I'm guessing you hung out with a bunch of morons your whole life and never really got the hang of logical consistency.
That's why your metric of "profits per unit of time" is totally meaningless. It's an unrealistic metric for someone that is an ACTIVE trader. Moreover, it is especially meaningless to a trader who trades high beta stocks that average 5-7% daily ranges.
Feel free to take a look at the chart of CLF or WLT ... and then come back and tell me how significant and valuable your metric of "profits per unit of time" is.
If the metric is so meaningless, then why is it the basis for the "annualized profit" metric, which is one of the best OBJECTIVE comparisons between trading methods (trading days per year/average trade holding period times trade expectancy times percentage of capital at-risk per trade)?
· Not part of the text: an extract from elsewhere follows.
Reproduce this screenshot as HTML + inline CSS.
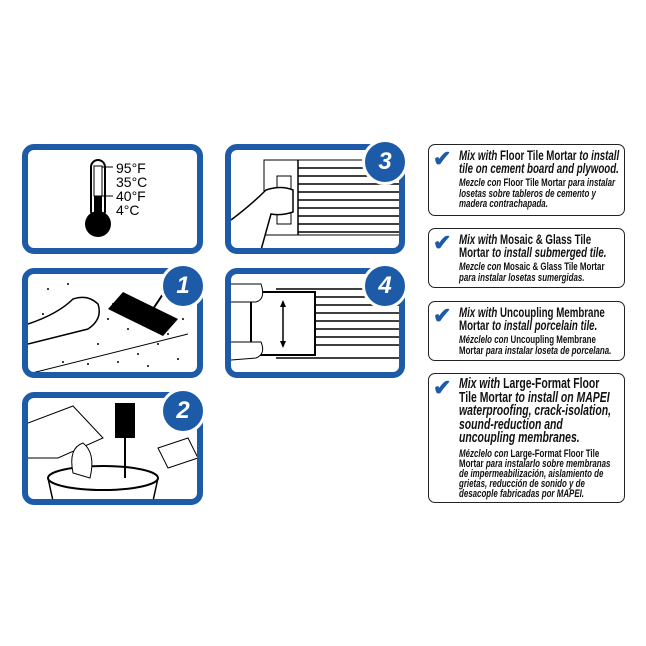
<!DOCTYPE html>
<html><head><meta charset="utf-8"><style>
body{margin:0;width:646px;height:646px;background:#fff;position:relative;font-family:"Liberation Sans",sans-serif;overflow:hidden}
.p{position:absolute;border:6px solid #1d5aa8;border-radius:12px;box-sizing:border-box;background:#fff;overflow:hidden}
.n{position:absolute;width:40px;height:40px;border-radius:50%;background:#1d5aa8;color:#fff;font:italic bold 24px "Liberation Sans",sans-serif;text-align:center;line-height:40px;border:3px solid #fff}
.b{position:absolute;left:428px;width:197px;border:1.5px solid #222;border-radius:7px;box-sizing:border-box;color:#111}
.t{position:absolute;left:30px;top:4px;width:225px;transform:scaleX(0.72);transform-origin:0 0}
.h{font:bold 13.5px/13px "Liberation Sans",sans-serif}
.h i{font-style:italic}
.s{font:bold 11px/10.5px "Liberation Sans",sans-serif;margin-top:3px;width:222px}
.s i{font-style:italic}
.ck{position:absolute;left:4px;top:1px;color:#1d5aa8;font-size:22px;font-weight:bold}
</style></head><body>

<div class="p" style="left:22px;top:144px;width:181px;height:110px">
<svg width="170" height="100" style="position:absolute;left:0;top:0">
<rect x="63" y="10" width="14" height="58" rx="7" fill="#fff" stroke="#000" stroke-width="2"/>
<circle cx="70" cy="74" r="13" fill="#000"/>
<rect x="66" y="16" width="8" height="30" fill="#fff" stroke="#000"/>
<rect x="66" y="46" width="8" height="20" fill="#000"/>
<line x1="74" y1="17" x2="85" y2="17" stroke="#000"/>
<line x1="74" y1="46" x2="85" y2="46" stroke="#000"/>
<text x="88" y="23" font-family="Liberation Sans" font-size="14">95°F</text>
<text x="88" y="37" font-family="Liberation Sans" font-size="14">35°C</text>
<text x="88" y="51" font-family="Liberation Sans" font-size="14">40°F</text>
<text x="88" y="65" font-family="Liberation Sans" font-size="14">4°C</text>
</svg></div>

<div class="p" style="left:225px;top:144px;width:180px;height:110px">
<svg width="170" height="100">
<rect x="33" y="10" width="145" height="75" fill="none" stroke="#000"/>
<g stroke="#000" stroke-width="1.5">
<line x1="67" y1="18" x2="170" y2="18"/><line x1="67" y1="26" x2="170" y2="26"/><line x1="67" y1="34" x2="170" y2="34"/><line x1="67" y1="42" x2="170" y2="42"/><line x1="67" y1="50" x2="170" y2="50"/><line x1="67" y1="58" x2="170" y2="58"/><line x1="67" y1="66" x2="170" y2="66"/><line x1="67" y1="74" x2="170" y2="74"/><line x1="67" y1="82" x2="170" y2="82"/>
<line x1="67" y1="10" x2="67" y2="85"/></g>
<rect x="46" y="26" width="14" height="48" fill="#fff" stroke="#000"/>
<path d="M0 70 Q20 55 35 40 Q50 35 62 40 L62 62 Q50 66 40 64 L30 100" fill="#fff" stroke="#000" stroke-width="1.5"/>
</svg></div>

<div class="p" style="left:22px;top:268px;width:181px;height:110px">
<svg width="170" height="100">
<g fill="#000">
<circle cx="20" cy="15" r="1"/><circle cx="40" cy="10" r="1"/><circle cx="85" cy="30" r="1"/><circle cx="100" cy="55" r="1"/><circle cx="70" cy="70" r="1"/><circle cx="110" cy="80" r="1"/><circle cx="130" cy="70" r="1"/><circle cx="90" cy="88" r="1"/><circle cx="150" cy="85" r="1"/><circle cx="60" cy="90" r="1"/><circle cx="120" cy="92" r="1"/><circle cx="140" cy="60" r="1"/><circle cx="80" cy="45" r="1"/><circle cx="35" cy="88" r="1"/><circle cx="15" cy="40" r="1"/><circle cx="155" cy="45" r="1"/></g>
<path d="M0 50 Q30 40 45 25 Q60 20 70 30 Q75 45 60 55 L0 70" fill="#fff" stroke="#000" stroke-width="1.5"/>
<path d="M80 35 L95 18 L150 45 L135 62 Z" fill="#000"/>
<line x1="125" y1="35" x2="145" y2="5" stroke="#000" stroke-width="2"/>
<line x1="0" y1="100" x2="160" y2="60" stroke="#000"/>
</svg></div>

<div class="p" style="left:225px;top:268px;width:180px;height:110px">
<svg width="170" height="100">
<g stroke="#000" stroke-width="1.5">
<line x1="45" y1="15" x2="170" y2="15"/><line x1="85" y1="23" x2="170" y2="23"/><line x1="85" y1="31" x2="170" y2="31"/><line x1="85" y1="39" x2="170" y2="39"/><line x1="85" y1="47" x2="170" y2="47"/><line x1="85" y1="55" x2="170" y2="55"/><line x1="85" y1="63" x2="170" y2="63"/><line x1="85" y1="71" x2="170" y2="71"/><line x1="45" y1="84" x2="170" y2="84"/></g>
<rect x="20" y="18" width="64" height="63" fill="#fff" stroke="#000" stroke-width="2"/>
<line x1="52" y1="28" x2="52" y2="72" stroke="#000" stroke-width="1.5"/>
<path d="M52 26 l-3 7 h6z M52 74 l-3 -7 h6z" fill="#000"/>
<path d="M0 10 L30 10 Q35 25 25 28 L0 28 M0 68 L30 68 Q35 80 25 84 L0 86" fill="#fff" stroke="#000"/>
</svg></div>

<div class="p" style="left:22px;top:392px;width:181px;height:113px">
<svg width="170" height="103">
<path d="M0 25 L45 8 L75 40 L30 60 L0 60" fill="#fff" stroke="#000"/>
<ellipse cx="75" cy="80" rx="55" ry="12" fill="#fff" stroke="#000" stroke-width="2"/>
<path d="M20 80 L25 103 M130 80 L125 103" stroke="#000" stroke-width="1.5"/>
<path d="M45 75 Q40 50 55 45 Q68 55 62 80 Z" fill="#fff" stroke="#000"/>
<rect x="87" y="5" width="20" height="35" fill="#000"/>
<line x1="97" y1="40" x2="97" y2="80" stroke="#000" stroke-width="2"/>
<path d="M130 50 L160 40 L170 60 L140 70 Z" fill="#fff" stroke="#000"/>
</svg></div>

<div class="n" style="left:362px;top:139px">3</div>
<div class="n" style="left:160px;top:263px">1</div>
<div class="n" style="left:362px;top:263px">4</div>
<div class="n" style="left:160px;top:388px">2</div>

<div class="b" style="top:144px;height:72px"><span class="ck">✔</span><div class="t">
<div class="h"><i>Mix with</i> Floor Tile Mortar <i>to install tile on cement board and plywood.</i></div>
<div class="s"><i>Mezcle con</i> Floor Tile Mortar <i>para instalar losetas sobre tableros de cemento y madera contrachapada.</i></div></div></div>

<div class="b" style="top:228px;height:60px"><span class="ck">✔</span><div class="t">
<div class="h"><i>Mix with</i> Mosaic &amp; Glass Tile Mortar <i>to install submerged tile.</i></div>
<div class="s"><i>Mezcle con</i> Mosaic &amp; Glass Tile Mortar <i>para instalar losetas sumergidas.</i></div></div></div>

<div class="b" style="top:301px;height:60px"><span class="ck">✔</span><div class="t">
<div class="h"><i>Mix with</i> Uncoupling Membrane Mortar <i>to install porcelain tile.</i></div>
<div class="s"><i>Mézclelo con</i> Uncoupling Membrane Mortar <i>para instalar loseta de porcelana.</i></div></div></div>

<div class="b" style="top:373px;height:130px"><span class="ck">✔</span><div class="t">
<div class="h" style="font-size:14.5px;line-height:13.5px;width:215px"><i>Mix with</i> Large-Format Floor Tile Mortar <i>to install on MAPEI waterproofing, crack-isolation, sound-reduction and uncoupling membranes.</i></div>
<div class="s" style="width:218px;line-height:10px"><i>Mézclelo con</i> Large-Format Floor Tile Mortar <i>para instalarlo sobre membranas de impermeabilización, aislamiento de grietas, reducción de sonido y de desacople fabricadas por MAPEI.</i></div></div></div>
</body></html>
And, again, one of the things that it shocks me that an experienced trader such as yourself talks about is the size of the moves in certain stocks. Who cares? If the only thing that matters is the daily movement size, then we'd all be trading stocks with much higher betas than CLF, of which there are many. And if the number of points per day movement were important, we'd be trading Berkshire Hathaway. Of course, again, we all know that you NEVER get caught on the wrong side of a trade, so the fact that CLF can just as easily move 5-7% off of an intraday high certainly wouldn't impact your position sizing.
For me, it doesn't matter if I'm trading CLF and it's beta is 2X the SPY. All that means is that my position size is half what it would be if I were trading SPY to keep my risk the same. Again, that volatility seems to play NO ROLE in your trading method except to enhance the upside of the trades you claim to make is extremely suspicious. Having worked in risk management before, I would be HIGHLY skeptical of someone who only saw the upside of volatility without seeing and acknowledging the potentially-adverse effects.
Anyway, go ahead and dismiss this as a 12-paragraph rant.